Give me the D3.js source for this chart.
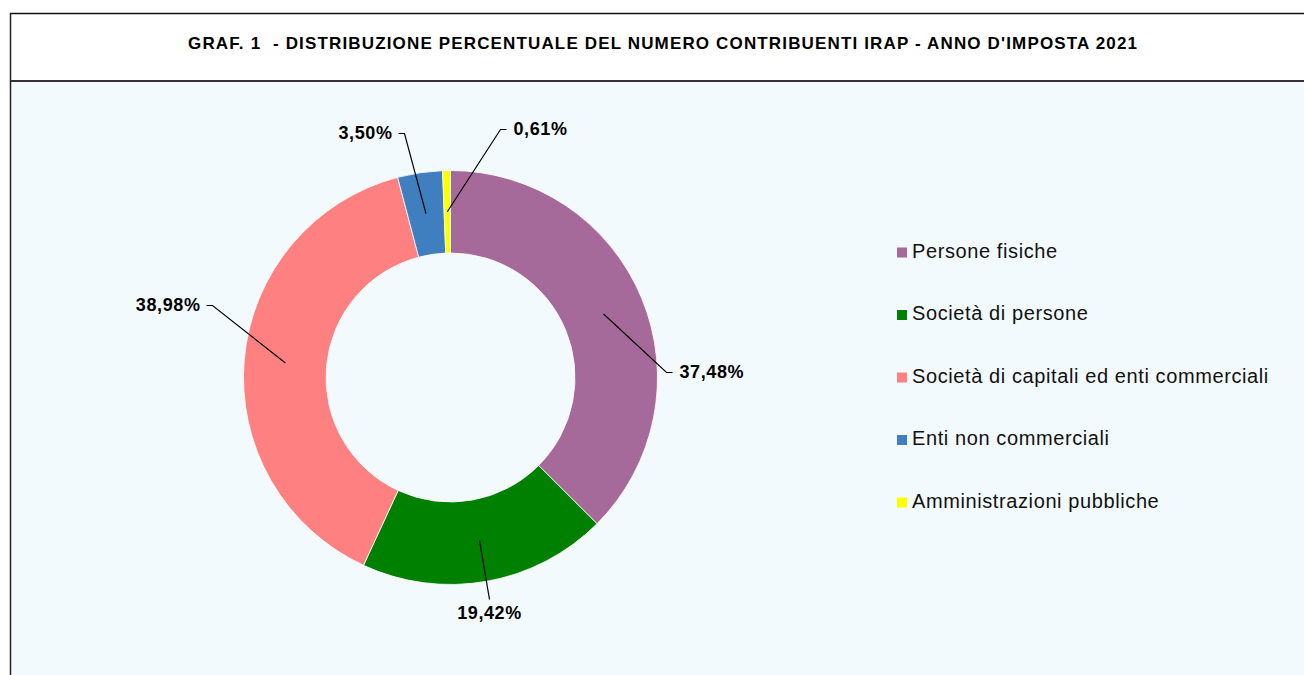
<!DOCTYPE html>
<html>
<head>
<meta charset="utf-8">
<script src="https://cdn.jsdelivr.net/npm/d3@7"></script>
<style>
  body { margin: 0; background: #fff; }
  text { font-family: "Liberation Sans", Arial, sans-serif; white-space: pre; }
</style>
</head>
<body>
<div class="chart"></div>
<script>
const categories = ["Persone fisiche", "Società di persone", "Società di capitali ed enti commerciali", "Enti non commerciali", "Amministrazioni pubbliche"];
const values = [37.48, 19.42, 38.98, 3.50, 0.61];
const colors = ["#A66A9A", "#008000", "#FF8080", "#3F7FBF", "#FFFF00"];
const title = "GRAF. 1  - DISTRIBUZIONE PERCENTUALE DEL NUMERO CONTRIBUENTI IRAP - ANNO D'IMPOSTA 2021";

// label elbow offsets from the centre, and which side the text sits on
const labelPos = [[216, -5, "right"], [39, 222, "below"], [-238, -72, "left"], [-46, -244, "left"], [50, -248, "right"]];

const width = 1304, height = 675;
const cx = 450.5, cy = 377.5, outerR = 207, innerR = 124.5;
const fmt = d => d3.format(".2f")(d).replace(".", ",") + "%";

const svg = d3.select(".chart").append("svg")
    .attr("width", width)
    .attr("height", height);

// frame
svg.append("rect").attr("x", 10).attr("y", 13).attr("width", width).attr("height", 68).attr("fill", "#fff");
svg.append("rect").attr("x", 10).attr("y", 81).attr("width", width).attr("height", height).attr("fill", "#F3FAFD");
svg.append("line").attr("x1", 10).attr("x2", width).attr("y1", 13.5).attr("y2", 13.5).attr("stroke", "#111").attr("stroke-width", 1.5);
svg.append("line").attr("x1", 10).attr("x2", width).attr("y1", 81).attr("y2", 81).attr("stroke", "#333").attr("stroke-width", 2);
svg.append("line").attr("x1", 10.5).attr("x2", 10.5).attr("y1", 13).attr("y2", height).attr("stroke", "#222").attr("stroke-width", 1.5);

svg.append("text")
    .attr("x", 662.5)
    .attr("y", 45)
    .attr("text-anchor", "middle")
    .attr("dominant-baseline", "middle")
    .attr("font-size", 17)
    .attr("font-weight", "bold")
    .attr("textLength", 949)
    .attr("lengthAdjust", "spacing")
    .text(title);

const data = categories.map((c, i) => ({name: c, value: values[i], color: colors[i]}));

const pie = d3.pie().sort(null).value(d => d.value);
const arc = d3.arc().innerRadius(innerR).outerRadius(outerR);
const mid = d3.arc().innerRadius((innerR + outerR) / 2).outerRadius((innerR + outerR) / 2);

const g = svg.append("g").attr("transform", `translate(${cx},${cy})`);
const arcs = pie(data);

g.selectAll(".slice")
    .data(arcs)
    .enter()
    .append("path")
    .attr("class", "slice")
    .attr("d", arc)
    .attr("fill", d => d.data.color)
    .attr("stroke", "#fff")
    .attr("stroke-width", 0.8);

arcs.forEach((d, i) => {
    const [sx, sy] = mid.centroid(d);
    const [ex, ey, side] = labelPos[i];
    let pts = [[sx, sy], [ex, ey]];
    let tx, ty, anchor;
    if (side === "right") {
        pts.push([ex + 6, ey]);
        tx = ex + 13; ty = ey + 1; anchor = "start";
    } else if (side === "left") {
        pts.push([ex - 6, ey]);
        tx = ex - 12; ty = ey + 1; anchor = "end";
    } else {
        tx = ex; ty = ey + 15; anchor = "middle";
    }
    g.append("path")
        .attr("d", d3.line()(pts))
        .attr("fill", "none")
        .attr("stroke", "#000")
        .attr("stroke-width", 1.2);
    g.append("text")
        .attr("x", tx)
        .attr("y", ty)
        .attr("text-anchor", anchor)
        .attr("dominant-baseline", "middle")
        .attr("font-size", 18)
        .attr("letter-spacing", 0.6)
        .attr("font-weight", "bold")
        .text(fmt(d.data.value));
});

const legend = svg.append("g");
legend.selectAll(".legend-color")
    .data(data)
    .enter()
    .append("rect")
    .attr("class", "legend-color")
    .attr("x", 897)
    .attr("y", (d, i) => 247.5 + i * 62.5)
    .attr("width", 10)
    .attr("height", 10)
    .attr("fill", d => d.color);

legend.selectAll(".legend-label")
    .data(data)
    .enter()
    .append("text")
    .attr("class", "legend-label")
    .attr("x", 912)
    .attr("y", (d, i) => 252.5 + i * 62.5)
    .attr("dominant-baseline", "middle")
    .attr("font-size", 20)
    .attr("letter-spacing", 0.6)
    .attr("fill", "#111")
    .text(d => d.name);
</script>
</body>
</html>
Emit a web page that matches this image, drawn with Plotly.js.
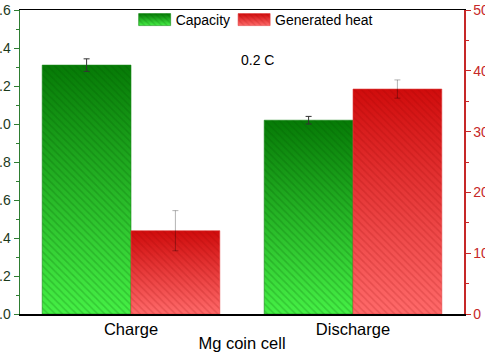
▬▬▬▬▬▬
• _What is expected_
Repeat the records word for word. Any picture in them should be left out.

• _Problem solution_
Give me the D3.js source for this chart.
<!DOCTYPE html>
<html>
<head>
<meta charset="utf-8">
<script src="https://cdn.jsdelivr.net/npm/d3@7"></script>
<style>
  body { margin: 0; background: #fff; }
  text { font-family: "Liberation Sans", Arial, sans-serif; white-space: pre; }
</style>
</head>
<body>
<div class="chart"></div>
<script>
const categories = ["Persone fisiche", "Società di persone", "Società di capitali ed enti commerciali", "Enti non commerciali", "Amministrazioni pubbliche"];
const values = [37.48, 19.42, 38.98, 3.50, 0.61];
const colors = ["#A66A9A", "#008000", "#FF8080", "#3F7FBF", "#FFFF00"];
const title = "GRAF. 1  - DISTRIBUZIONE PERCENTUALE DEL NUMERO CONTRIBUENTI IRAP - ANNO D'IMPOSTA 2021";

// label elbow offsets from the centre, and which side the text sits on
const labelPos = [[216, -5, "right"], [39, 222, "below"], [-238, -72, "left"], [-46, -244, "left"], [50, -248, "right"]];

const width = 1304, height = 675;
const cx = 450.5, cy = 377.5, outerR = 207, innerR = 124.5;
const fmt = d => d3.format(".2f")(d).replace(".", ",") + "%";

const svg = d3.select(".chart").append("svg")
    .attr("width", width)
    .attr("height", height);

// frame
svg.append("rect").attr("x", 10).attr("y", 13).attr("width", width).attr("height", 68).attr("fill", "#fff");
svg.append("rect").attr("x", 10).attr("y", 81).attr("width", width).attr("height", height).attr("fill", "#F3FAFD");
svg.append("line").attr("x1", 10).attr("x2", width).attr("y1", 13.5).attr("y2", 13.5).attr("stroke", "#111").attr("stroke-width", 1.5);
svg.append("line").attr("x1", 10).attr("x2", width).attr("y1", 81).attr("y2", 81).attr("stroke", "#333").attr("stroke-width", 2);
svg.append("line").attr("x1", 10.5).attr("x2", 10.5).attr("y1", 13).attr("y2", height).attr("stroke", "#222").attr("stroke-width", 1.5);

svg.append("text")
    .attr("x", 662.5)
    .attr("y", 45)
    .attr("text-anchor", "middle")
    .attr("dominant-baseline", "middle")
    .attr("font-size", 17)
    .attr("font-weight", "bold")
    .attr("textLength", 949)
    .attr("lengthAdjust", "spacing")
    .text(title);

const data = categories.map((c, i) => ({name: c, value: values[i], color: colors[i]}));

const pie = d3.pie().sort(null).value(d => d.value);
const arc = d3.arc().innerRadius(innerR).outerRadius(outerR);
const mid = d3.arc().innerRadius((innerR + outerR) / 2).outerRadius((innerR + outerR) / 2);

const g = svg.append("g").attr("transform", `translate(${cx},${cy})`);
const arcs = pie(data);

g.selectAll(".slice")
    .data(arcs)
    .enter()
    .append("path")
    .attr("class", "slice")
    .attr("d", arc)
    .attr("fill", d => d.data.color)
    .attr("stroke", "#fff")
    .attr("stroke-width", 0.8);

arcs.forEach((d, i) => {
    const [sx, sy] = mid.centroid(d);
    const [ex, ey, side] = labelPos[i];
    let pts = [[sx, sy], [ex, ey]];
    let tx, ty, anchor;
    if (side === "right") {
        pts.push([ex + 6, ey]);
        tx = ex + 13; ty = ey + 1; anchor = "start";
    } else if (side === "left") {
        pts.push([ex - 6, ey]);
        tx = ex - 12; ty = ey + 1; anchor = "end";
    } else {
        tx = ex; ty = ey + 15; anchor = "middle";
    }
    g.append("path")
        .attr("d", d3.line()(pts))
        .attr("fill", "none")
        .attr("stroke", "#000")
        .attr("stroke-width", 1.2);
    g.append("text")
        .attr("x", tx)
        .attr("y", ty)
        .attr("text-anchor", anchor)
        .attr("dominant-baseline", "middle")
        .attr("font-size", 18)
        .attr("letter-spacing", 0.6)
        .attr("font-weight", "bold")
        .text(fmt(d.data.value));
});

const legend = svg.append("g");
legend.selectAll(".legend-color")
    .data(data)
    .enter()
    .append("rect")
    .attr("class", "legend-color")
    .attr("x", 897)
    .attr("y", (d, i) => 247.5 + i * 62.5)
    .attr("width", 10)
    .attr("height", 10)
    .attr("fill", d => d.color);

legend.selectAll(".legend-label")
    .data(data)
    .enter()
    .append("text")
    .attr("class", "legend-label")
    .attr("x", 912)
    .attr("y", (d, i) => 252.5 + i * 62.5)
    .attr("dominant-baseline", "middle")
    .attr("font-size", 20)
    .attr("letter-spacing", 0.6)
    .attr("fill", "#111")
    .text(d => d.name);
</script>
</body>
</html>
Emit a web page that matches this image, drawn with Plotly.js.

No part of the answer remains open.